Nasar begins her survey with Marx and ends with Sen. This brackets the second great threat to the survival of Western liberalism: the proposal that planned economies were the only way to prevent economic collapse. This was not an idle question during the Great Depression. Unemployment depressed earnings, and as prices fell due to lowered demand, the value of savings increased, and the capitalist incentive to invest vanished. The Western economies were confronted with wasteful idleness of their productive capacity, and no means to stimulate demand. It was Keynes and others that encouraged governments to deficit spending and jobs programs that stimulated consumption. That eventually got economies rolling again, or at least it did in Europe – in America, FDR lost his nerve in 1937, and full economic recovery did not occur until the nation was forced to rearm under the threat of German and Japanese aggression.
The lesson of this history is that governments do not need to control all aspects of the economy. As long as leaders ensured demand sufficient to stimulate investment, individual initiative will produce the triple benefits of innovation, growth and – as falling prices outpaced population growth – increased wealth. The centrally planned economies of the East (principally Russia and China) were repudiated not by military power, but the basic laws of fiscal probity and industrial growth.
While Nasar does not articulate clearly the essential points of economic theory, that perhaps is just as well. The history makes it obvious that the greatest economists were pragmatists, not dogmatists. They were concerned principally with how things worked, not with abstract principle. They were driven by the desire to prevent, manage and recover from crises that political and economic parochialism wrought upon Western civilization.

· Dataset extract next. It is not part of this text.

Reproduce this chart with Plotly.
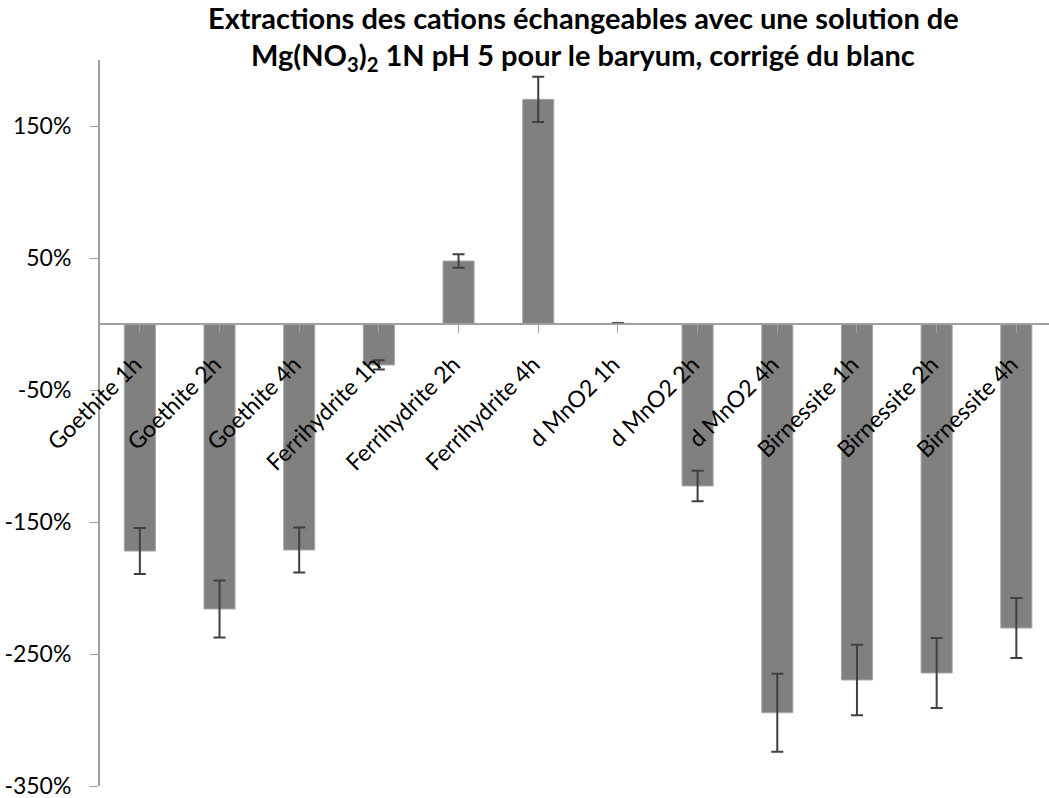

I believe that this is why Nasar ends her survey with the economic moralism of Sen. The great thinkers of economics were successful because they cared enough to commit themselves relentlessly to study of the systems that secured the well-being of their countrymen. They confronted hardship, and felt deeply the need to overcome it. One would hope that their conclusions – that wealth can survive only when it is a tide that lifts all boats – would be appreciated better by economic and financial decision makers who have yet to have to face such crises. Else, as Santayana famously observed: “Those that cannot recall history are doomed to repeat it.”